↓↓↓

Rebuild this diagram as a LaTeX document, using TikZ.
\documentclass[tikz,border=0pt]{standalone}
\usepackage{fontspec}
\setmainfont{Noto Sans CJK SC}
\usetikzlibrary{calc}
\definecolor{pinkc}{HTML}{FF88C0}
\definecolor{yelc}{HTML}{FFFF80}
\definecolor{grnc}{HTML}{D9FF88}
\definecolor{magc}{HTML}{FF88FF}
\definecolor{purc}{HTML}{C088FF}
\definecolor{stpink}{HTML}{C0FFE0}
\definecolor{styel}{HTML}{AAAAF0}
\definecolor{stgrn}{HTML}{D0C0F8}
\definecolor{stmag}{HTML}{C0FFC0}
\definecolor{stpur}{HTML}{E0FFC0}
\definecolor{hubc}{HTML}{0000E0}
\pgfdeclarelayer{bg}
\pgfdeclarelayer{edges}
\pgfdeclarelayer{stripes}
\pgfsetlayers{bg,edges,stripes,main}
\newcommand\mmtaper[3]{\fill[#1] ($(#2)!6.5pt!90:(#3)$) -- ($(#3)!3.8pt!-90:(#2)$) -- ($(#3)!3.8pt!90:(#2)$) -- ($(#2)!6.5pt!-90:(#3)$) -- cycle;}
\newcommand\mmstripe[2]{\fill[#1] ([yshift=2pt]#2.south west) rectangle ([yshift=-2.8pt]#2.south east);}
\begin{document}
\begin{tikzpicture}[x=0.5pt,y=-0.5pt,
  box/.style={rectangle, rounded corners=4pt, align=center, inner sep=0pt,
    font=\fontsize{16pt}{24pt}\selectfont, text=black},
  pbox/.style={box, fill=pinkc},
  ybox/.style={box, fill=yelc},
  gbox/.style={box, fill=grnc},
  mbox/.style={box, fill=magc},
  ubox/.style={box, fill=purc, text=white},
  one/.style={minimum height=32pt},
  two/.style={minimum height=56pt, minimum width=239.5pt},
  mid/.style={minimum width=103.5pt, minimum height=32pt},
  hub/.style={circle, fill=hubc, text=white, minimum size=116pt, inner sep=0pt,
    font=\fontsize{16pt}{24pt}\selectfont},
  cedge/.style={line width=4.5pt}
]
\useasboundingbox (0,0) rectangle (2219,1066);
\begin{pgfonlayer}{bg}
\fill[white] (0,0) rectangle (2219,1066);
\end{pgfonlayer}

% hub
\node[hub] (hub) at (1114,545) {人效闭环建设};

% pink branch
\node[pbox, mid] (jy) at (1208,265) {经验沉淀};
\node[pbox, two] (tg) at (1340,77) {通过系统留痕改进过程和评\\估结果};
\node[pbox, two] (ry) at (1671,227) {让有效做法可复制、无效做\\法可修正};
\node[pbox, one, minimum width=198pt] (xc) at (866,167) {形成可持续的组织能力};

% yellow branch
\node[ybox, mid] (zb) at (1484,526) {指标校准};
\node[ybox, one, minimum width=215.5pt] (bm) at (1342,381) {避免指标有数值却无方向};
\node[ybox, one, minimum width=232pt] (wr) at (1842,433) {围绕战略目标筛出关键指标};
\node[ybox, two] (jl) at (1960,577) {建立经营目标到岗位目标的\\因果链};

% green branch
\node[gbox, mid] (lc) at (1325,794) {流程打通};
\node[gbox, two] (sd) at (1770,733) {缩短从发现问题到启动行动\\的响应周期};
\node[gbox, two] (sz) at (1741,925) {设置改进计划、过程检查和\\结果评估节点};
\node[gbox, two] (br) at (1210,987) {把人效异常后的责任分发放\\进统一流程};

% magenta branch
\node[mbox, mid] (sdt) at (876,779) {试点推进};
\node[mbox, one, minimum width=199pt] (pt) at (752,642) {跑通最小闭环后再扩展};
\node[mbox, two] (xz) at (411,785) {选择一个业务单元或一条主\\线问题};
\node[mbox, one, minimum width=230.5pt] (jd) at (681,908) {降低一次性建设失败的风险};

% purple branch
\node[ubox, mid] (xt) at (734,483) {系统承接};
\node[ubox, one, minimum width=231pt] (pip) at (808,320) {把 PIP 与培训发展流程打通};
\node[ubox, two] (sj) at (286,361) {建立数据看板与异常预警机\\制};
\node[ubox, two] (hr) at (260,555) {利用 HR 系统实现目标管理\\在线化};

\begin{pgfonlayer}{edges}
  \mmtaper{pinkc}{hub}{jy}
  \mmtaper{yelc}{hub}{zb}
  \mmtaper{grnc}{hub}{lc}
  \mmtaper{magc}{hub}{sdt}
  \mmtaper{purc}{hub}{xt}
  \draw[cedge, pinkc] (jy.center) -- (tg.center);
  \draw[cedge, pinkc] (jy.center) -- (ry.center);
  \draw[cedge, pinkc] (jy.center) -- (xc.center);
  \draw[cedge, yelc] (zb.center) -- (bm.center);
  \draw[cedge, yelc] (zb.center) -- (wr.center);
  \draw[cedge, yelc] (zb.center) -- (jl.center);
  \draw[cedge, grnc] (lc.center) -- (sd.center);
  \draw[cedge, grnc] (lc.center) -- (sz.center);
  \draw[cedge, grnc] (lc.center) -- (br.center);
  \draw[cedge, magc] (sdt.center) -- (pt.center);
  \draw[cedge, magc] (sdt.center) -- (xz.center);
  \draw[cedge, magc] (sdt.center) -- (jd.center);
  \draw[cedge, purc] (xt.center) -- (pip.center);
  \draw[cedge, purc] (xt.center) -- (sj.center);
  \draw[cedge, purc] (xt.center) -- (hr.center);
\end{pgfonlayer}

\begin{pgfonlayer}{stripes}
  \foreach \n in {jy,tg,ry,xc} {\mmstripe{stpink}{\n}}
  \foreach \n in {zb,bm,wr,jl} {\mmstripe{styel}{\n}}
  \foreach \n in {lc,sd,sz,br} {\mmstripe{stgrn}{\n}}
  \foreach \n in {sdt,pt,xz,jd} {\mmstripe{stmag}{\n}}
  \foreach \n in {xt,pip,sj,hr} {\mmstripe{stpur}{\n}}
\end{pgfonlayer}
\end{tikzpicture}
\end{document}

↑↑↑

To do: Extract all of the data above and output it character for character.

Result for this task:
Rebuild this diagram as a LaTeX document, using TikZ.
\documentclass[tikz,border=0pt]{standalone}
\usepackage{fontspec}
\setmainfont{Noto Sans CJK SC}
\usetikzlibrary{calc}
\definecolor{pinkc}{HTML}{FF88C0}
\definecolor{yelc}{HTML}{FFFF80}
\definecolor{grnc}{HTML}{D9FF88}
\definecolor{magc}{HTML}{FF88FF}
\definecolor{purc}{HTML}{C088FF}
\definecolor{stpink}{HTML}{C0FFE0}
\definecolor{styel}{HTML}{AAAAF0}
\definecolor{stgrn}{HTML}{D0C0F8}
\definecolor{stmag}{HTML}{C0FFC0}
\definecolor{stpur}{HTML}{E0FFC0}
\definecolor{hubc}{HTML}{0000E0}
\pgfdeclarelayer{bg}
\pgfdeclarelayer{edges}
\pgfdeclarelayer{stripes}
\pgfsetlayers{bg,edges,stripes,main}
\newcommand\mmtaper[3]{\fill[#1] ($(#2)!6.5pt!90:(#3)$) -- ($(#3)!3.8pt!-90:(#2)$) -- ($(#3)!3.8pt!90:(#2)$) -- ($(#2)!6.5pt!-90:(#3)$) -- cycle;}
\newcommand\mmstripe[2]{\fill[#1] ([yshift=2pt]#2.south west) rectangle ([yshift=-2.8pt]#2.south east);}
\begin{document}
\begin{tikzpicture}[x=0.5pt,y=-0.5pt,
  box/.style={rectangle, rounded corners=4pt, align=center, inner sep=0pt,
    font=\fontsize{16pt}{24pt}\selectfont, text=black},
  pbox/.style={box, fill=pinkc},
  ybox/.style={box, fill=yelc},
  gbox/.style={box, fill=grnc},
  mbox/.style={box, fill=magc},
  ubox/.style={box, fill=purc, text=white},
  one/.style={minimum height=32pt},
  two/.style={minimum height=56pt, minimum width=239.5pt},
  mid/.style={minimum width=103.5pt, minimum height=32pt},
  hub/.style={circle, fill=hubc, text=white, minimum size=116pt, inner sep=0pt,
    font=\fontsize{16pt}{24pt}\selectfont},
  cedge/.style={line width=4.5pt}
]
\useasboundingbox (0,0) rectangle (2219,1066);
\begin{pgfonlayer}{bg}
\fill[white] (0,0) rectangle (2219,1066);
\end{pgfonlayer}

% hub
\node[hub] (hub) at (1114,545) {人效闭环建设};

% pink branch
\node[pbox, mid] (jy) at (1208,265) {经验沉淀};
\node[pbox, two] (tg) at (1340,77) {通过系统留痕改进过程和评\\估结果};
\node[pbox, two] (ry) at (1671,227) {让有效做法可复制、无效做\\法可修正};
\node[pbox, one, minimum width=198pt] (xc) at (866,167) {形成可持续的组织能力};

% yellow branch
\node[ybox, mid] (zb) at (1484,526) {指标校准};
\node[ybox, one, minimum width=215.5pt] (bm) at (1342,381) {避免指标有数值却无方向};
\node[ybox, one, minimum width=232pt] (wr) at (1842,433) {围绕战略目标筛出关键指标};
\node[ybox, two] (jl) at (1960,577) {建立经营目标到岗位目标的\\因果链};

% green branch
\node[gbox, mid] (lc) at (1325,794) {流程打通};
\node[gbox, two] (sd) at (1770,733) {缩短从发现问题到启动行动\\的响应周期};
\node[gbox, two] (sz) at (1741,925) {设置改进计划、过程检查和\\结果评估节点};
\node[gbox, two] (br) at (1210,987) {把人效异常后的责任分发放\\进统一流程};

% magenta branch
\node[mbox, mid] (sdt) at (876,779) {试点推进};
\node[mbox, one, minimum width=199pt] (pt) at (752,642) {跑通最小闭环后再扩展};
\node[mbox, two] (xz) at (411,785) {选择一个业务单元或一条主\\线问题};
\node[mbox, one, minimum width=230.5pt] (jd) at (681,908) {降低一次性建设失败的风险};

% purple branch
\node[ubox, mid] (xt) at (734,483) {系统承接};
\node[ubox, one, minimum width=231pt] (pip) at (808,320) {把 PIP 与培训发展流程打通};
\node[ubox, two] (sj) at (286,361) {建立数据看板与异常预警机\\制};
\node[ubox, two] (hr) at (260,555) {利用 HR 系统实现目标管理\\在线化};

\begin{pgfonlayer}{edges}
  \mmtaper{pinkc}{hub}{jy}
  \mmtaper{yelc}{hub}{zb}
  \mmtaper{grnc}{hub}{lc}
  \mmtaper{magc}{hub}{sdt}
  \mmtaper{purc}{hub}{xt}
  \draw[cedge, pinkc] (jy.center) -- (tg.center);
  \draw[cedge, pinkc] (jy.center) -- (ry.center);
  \draw[cedge, pinkc] (jy.center) -- (xc.center);
  \draw[cedge, yelc] (zb.center) -- (bm.center);
  \draw[cedge, yelc] (zb.center) -- (wr.center);
  \draw[cedge, yelc] (zb.center) -- (jl.center);
  \draw[cedge, grnc] (lc.center) -- (sd.center);
  \draw[cedge, grnc] (lc.center) -- (sz.center);
  \draw[cedge, grnc] (lc.center) -- (br.center);
  \draw[cedge, magc] (sdt.center) -- (pt.center);
  \draw[cedge, magc] (sdt.center) -- (xz.center);
  \draw[cedge, magc] (sdt.center) -- (jd.center);
  \draw[cedge, purc] (xt.center) -- (pip.center);
  \draw[cedge, purc] (xt.center) -- (sj.center);
  \draw[cedge, purc] (xt.center) -- (hr.center);
\end{pgfonlayer}

\begin{pgfonlayer}{stripes}
  \foreach \n in {jy,tg,ry,xc} {\mmstripe{stpink}{\n}}
  \foreach \n in {zb,bm,wr,jl} {\mmstripe{styel}{\n}}
  \foreach \n in {lc,sd,sz,br} {\mmstripe{stgrn}{\n}}
  \foreach \n in {sdt,pt,xz,jd} {\mmstripe{stmag}{\n}}
  \foreach \n in {xt,pip,sj,hr} {\mmstripe{stpur}{\n}}
\end{pgfonlayer}
\end{tikzpicture}
\end{document}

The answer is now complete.